■ Data shown ■
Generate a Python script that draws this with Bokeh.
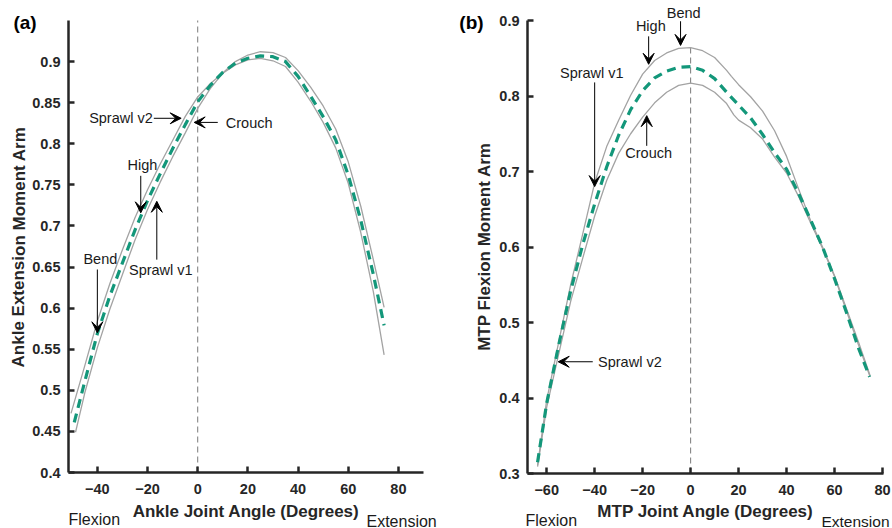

==

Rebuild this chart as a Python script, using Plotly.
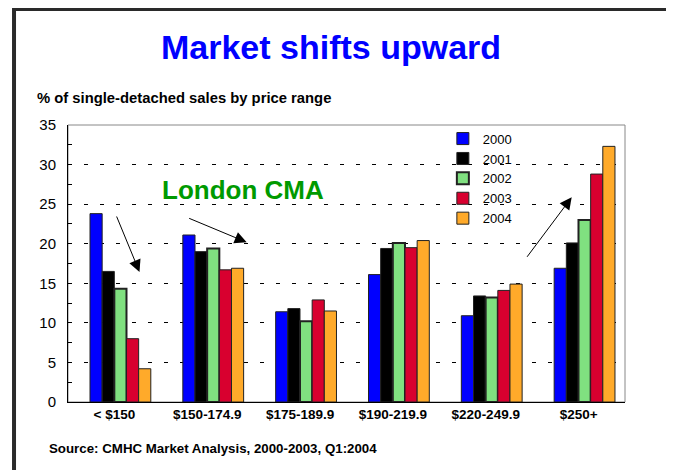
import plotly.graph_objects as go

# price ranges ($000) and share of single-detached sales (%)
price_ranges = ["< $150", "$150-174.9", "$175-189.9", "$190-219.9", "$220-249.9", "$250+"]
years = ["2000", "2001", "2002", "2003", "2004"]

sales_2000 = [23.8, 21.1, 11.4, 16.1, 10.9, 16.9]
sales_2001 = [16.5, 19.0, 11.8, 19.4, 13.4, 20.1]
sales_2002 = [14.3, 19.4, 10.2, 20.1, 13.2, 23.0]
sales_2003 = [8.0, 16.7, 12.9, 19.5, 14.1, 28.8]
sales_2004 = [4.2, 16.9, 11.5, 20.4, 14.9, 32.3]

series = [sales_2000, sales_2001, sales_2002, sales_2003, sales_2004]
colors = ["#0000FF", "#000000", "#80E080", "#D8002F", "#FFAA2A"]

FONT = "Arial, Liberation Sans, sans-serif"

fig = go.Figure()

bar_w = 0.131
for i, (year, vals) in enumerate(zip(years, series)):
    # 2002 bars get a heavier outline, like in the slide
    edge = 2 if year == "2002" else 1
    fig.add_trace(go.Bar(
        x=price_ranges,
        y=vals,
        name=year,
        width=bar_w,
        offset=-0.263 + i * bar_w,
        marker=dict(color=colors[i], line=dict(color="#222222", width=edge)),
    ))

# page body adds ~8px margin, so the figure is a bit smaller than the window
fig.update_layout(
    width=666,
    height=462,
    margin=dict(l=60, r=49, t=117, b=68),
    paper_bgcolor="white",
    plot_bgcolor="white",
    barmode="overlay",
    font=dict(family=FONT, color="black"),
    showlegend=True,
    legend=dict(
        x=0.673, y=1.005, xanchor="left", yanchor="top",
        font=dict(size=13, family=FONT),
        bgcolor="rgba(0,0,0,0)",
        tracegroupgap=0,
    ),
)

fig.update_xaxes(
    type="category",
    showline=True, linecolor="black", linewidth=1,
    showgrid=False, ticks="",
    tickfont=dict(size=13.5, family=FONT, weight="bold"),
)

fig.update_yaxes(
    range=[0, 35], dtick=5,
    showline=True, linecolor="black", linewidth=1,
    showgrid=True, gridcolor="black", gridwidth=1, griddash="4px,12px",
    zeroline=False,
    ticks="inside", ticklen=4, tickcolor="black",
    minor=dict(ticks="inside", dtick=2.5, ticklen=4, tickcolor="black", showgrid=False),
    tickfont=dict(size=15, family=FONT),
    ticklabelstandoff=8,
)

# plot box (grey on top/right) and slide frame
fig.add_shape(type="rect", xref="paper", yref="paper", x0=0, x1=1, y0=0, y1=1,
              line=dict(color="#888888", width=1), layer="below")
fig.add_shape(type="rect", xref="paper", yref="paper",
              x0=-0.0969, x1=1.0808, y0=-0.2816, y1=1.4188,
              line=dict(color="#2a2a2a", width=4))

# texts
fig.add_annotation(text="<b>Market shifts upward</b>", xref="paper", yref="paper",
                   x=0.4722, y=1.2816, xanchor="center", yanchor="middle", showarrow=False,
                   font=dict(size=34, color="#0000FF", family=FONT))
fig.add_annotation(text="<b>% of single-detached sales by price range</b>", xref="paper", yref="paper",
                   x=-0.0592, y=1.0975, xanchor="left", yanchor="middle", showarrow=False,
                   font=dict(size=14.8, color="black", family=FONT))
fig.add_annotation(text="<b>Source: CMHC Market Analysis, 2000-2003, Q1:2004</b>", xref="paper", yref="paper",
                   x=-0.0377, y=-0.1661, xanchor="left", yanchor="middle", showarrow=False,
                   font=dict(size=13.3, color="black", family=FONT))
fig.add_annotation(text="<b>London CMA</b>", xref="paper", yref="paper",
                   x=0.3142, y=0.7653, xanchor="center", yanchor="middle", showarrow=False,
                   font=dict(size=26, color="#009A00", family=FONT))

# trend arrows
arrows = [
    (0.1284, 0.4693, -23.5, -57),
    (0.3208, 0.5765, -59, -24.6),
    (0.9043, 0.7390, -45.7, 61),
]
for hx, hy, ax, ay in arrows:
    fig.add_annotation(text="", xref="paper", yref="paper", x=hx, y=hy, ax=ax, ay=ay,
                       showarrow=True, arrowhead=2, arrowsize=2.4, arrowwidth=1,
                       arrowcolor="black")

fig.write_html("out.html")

■ Written task ■
Starting at the line with "Rebuild this chart" and ending at the line with "import plotly.graph_objects as go", copy each line exactly, both ends included. Do not copy the pictures.

■ Output of the task ■
Rebuild this chart as a Python script, using Plotly.
import plotly.graph_objects as go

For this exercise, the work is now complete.